Supplied material:

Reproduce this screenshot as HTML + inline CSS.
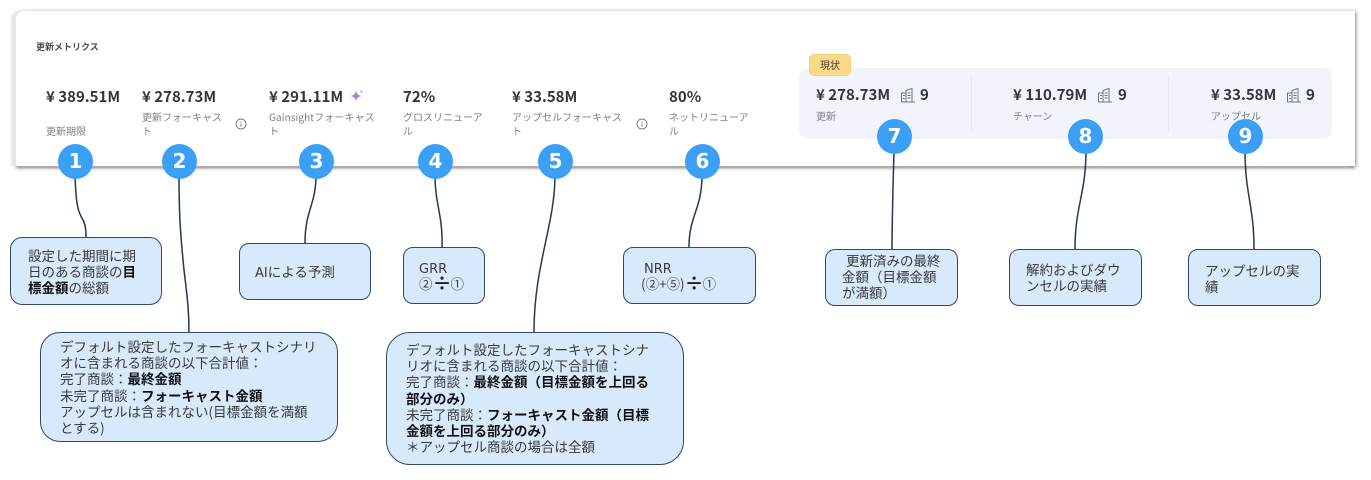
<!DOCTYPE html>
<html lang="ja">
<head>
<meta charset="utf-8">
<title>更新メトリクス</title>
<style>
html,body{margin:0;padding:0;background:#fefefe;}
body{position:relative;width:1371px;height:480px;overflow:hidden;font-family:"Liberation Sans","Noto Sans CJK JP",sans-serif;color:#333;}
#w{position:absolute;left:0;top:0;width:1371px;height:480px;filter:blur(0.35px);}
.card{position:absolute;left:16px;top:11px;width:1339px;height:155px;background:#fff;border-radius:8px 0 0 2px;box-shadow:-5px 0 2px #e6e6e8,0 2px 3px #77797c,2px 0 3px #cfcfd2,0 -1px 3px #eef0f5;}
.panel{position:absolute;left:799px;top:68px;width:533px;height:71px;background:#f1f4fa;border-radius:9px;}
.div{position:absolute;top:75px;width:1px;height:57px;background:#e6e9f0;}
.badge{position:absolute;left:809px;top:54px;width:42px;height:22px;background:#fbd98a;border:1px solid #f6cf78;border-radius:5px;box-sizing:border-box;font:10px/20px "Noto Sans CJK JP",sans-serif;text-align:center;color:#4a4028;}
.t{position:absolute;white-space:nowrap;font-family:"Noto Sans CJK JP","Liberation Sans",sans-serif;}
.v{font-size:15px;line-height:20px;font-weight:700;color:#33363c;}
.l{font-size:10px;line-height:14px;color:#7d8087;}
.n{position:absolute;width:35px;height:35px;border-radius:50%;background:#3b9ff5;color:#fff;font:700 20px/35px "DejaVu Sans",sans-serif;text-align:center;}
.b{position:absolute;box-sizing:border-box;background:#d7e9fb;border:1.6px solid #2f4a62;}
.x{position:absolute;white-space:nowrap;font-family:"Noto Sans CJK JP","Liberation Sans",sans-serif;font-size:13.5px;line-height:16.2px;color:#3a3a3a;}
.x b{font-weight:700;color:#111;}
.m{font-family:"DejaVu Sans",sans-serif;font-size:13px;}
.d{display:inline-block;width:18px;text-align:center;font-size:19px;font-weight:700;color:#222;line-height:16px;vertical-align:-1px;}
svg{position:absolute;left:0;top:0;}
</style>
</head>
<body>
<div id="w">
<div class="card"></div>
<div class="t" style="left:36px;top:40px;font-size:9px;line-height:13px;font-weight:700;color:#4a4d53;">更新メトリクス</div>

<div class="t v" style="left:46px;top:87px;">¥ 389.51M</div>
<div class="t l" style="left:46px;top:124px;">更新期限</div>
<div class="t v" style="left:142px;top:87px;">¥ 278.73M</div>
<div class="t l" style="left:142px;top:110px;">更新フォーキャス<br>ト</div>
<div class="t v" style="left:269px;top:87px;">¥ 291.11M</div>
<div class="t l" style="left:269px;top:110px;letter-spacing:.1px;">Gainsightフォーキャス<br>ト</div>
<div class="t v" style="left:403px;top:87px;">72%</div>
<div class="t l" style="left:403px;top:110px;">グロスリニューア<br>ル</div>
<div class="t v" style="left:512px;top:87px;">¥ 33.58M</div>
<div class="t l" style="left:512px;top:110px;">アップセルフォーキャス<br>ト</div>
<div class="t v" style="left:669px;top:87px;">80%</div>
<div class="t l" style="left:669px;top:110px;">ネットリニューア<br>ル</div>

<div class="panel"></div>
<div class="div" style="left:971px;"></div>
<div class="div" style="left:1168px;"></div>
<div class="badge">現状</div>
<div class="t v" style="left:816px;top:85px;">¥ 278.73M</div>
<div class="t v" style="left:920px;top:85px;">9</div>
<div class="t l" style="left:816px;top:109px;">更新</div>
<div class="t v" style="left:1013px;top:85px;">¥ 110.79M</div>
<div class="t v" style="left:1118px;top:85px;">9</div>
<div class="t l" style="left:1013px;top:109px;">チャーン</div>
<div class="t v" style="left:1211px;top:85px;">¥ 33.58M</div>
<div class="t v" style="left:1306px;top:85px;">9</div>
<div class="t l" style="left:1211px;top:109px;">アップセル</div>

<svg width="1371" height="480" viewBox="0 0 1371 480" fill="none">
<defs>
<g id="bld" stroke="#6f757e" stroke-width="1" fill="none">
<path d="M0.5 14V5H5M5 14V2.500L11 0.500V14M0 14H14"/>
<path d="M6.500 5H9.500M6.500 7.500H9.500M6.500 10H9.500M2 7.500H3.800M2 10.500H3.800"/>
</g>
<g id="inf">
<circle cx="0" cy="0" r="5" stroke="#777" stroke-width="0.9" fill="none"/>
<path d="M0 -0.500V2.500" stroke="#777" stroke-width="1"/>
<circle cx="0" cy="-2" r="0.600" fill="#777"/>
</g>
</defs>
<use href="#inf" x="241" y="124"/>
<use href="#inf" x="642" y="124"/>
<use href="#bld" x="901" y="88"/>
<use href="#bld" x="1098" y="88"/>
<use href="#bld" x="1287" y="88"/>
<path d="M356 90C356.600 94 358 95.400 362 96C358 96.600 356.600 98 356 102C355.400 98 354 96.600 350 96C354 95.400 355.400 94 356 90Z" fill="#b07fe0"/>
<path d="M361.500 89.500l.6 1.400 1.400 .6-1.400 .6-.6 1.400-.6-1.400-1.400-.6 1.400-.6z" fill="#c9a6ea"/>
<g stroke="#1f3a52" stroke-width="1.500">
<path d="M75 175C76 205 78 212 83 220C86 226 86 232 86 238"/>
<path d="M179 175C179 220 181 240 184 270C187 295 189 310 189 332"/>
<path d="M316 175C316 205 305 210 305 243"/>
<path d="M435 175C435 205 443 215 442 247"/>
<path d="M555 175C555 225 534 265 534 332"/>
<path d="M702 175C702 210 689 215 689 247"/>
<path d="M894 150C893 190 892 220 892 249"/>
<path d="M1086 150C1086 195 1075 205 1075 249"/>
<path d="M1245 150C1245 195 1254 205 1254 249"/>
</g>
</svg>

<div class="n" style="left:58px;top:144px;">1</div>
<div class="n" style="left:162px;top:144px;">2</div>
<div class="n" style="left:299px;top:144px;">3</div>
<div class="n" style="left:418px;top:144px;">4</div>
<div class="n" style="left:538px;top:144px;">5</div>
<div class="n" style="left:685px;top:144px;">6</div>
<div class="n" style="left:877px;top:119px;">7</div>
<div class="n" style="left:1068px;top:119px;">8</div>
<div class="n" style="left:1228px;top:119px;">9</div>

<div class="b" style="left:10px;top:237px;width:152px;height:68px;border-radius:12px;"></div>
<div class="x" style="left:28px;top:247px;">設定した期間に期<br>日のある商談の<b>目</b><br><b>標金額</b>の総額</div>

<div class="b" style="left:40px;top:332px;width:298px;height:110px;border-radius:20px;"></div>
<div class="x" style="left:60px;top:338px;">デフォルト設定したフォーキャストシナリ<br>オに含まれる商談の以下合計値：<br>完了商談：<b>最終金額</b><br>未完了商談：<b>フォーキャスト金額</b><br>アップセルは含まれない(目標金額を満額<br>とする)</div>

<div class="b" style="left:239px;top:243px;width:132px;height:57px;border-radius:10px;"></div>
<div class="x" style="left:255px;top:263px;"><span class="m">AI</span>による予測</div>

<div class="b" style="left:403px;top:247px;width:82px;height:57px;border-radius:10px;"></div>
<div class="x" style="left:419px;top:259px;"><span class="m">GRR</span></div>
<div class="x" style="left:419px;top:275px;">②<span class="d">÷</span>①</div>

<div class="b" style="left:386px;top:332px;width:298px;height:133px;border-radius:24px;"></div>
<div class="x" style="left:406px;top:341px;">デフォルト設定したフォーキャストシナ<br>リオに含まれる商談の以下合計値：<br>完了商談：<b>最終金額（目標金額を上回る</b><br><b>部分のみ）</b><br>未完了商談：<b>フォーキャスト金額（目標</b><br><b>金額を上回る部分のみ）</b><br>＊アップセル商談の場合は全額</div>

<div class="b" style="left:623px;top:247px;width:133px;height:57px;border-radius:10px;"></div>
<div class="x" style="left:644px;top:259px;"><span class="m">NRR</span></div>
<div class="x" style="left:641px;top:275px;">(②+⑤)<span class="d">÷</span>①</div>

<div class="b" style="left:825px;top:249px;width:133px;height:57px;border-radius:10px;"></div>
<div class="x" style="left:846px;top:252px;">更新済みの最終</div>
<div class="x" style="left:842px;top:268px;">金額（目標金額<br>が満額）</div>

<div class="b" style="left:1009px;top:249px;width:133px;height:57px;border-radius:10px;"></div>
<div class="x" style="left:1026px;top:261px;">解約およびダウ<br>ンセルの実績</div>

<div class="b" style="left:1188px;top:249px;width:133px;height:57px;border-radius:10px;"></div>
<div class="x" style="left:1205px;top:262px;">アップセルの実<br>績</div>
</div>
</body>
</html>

Work to complete:
In the material above, show every line where the word "inline" turns up.

Output of the exercise:
Reproduce this screenshot as HTML + inline CSS.
.d{display:inline-block;width:18px;text-align:center;font-size:19px;font-weight:700;color:#222;line-height:16px;vertical-align:-1px;}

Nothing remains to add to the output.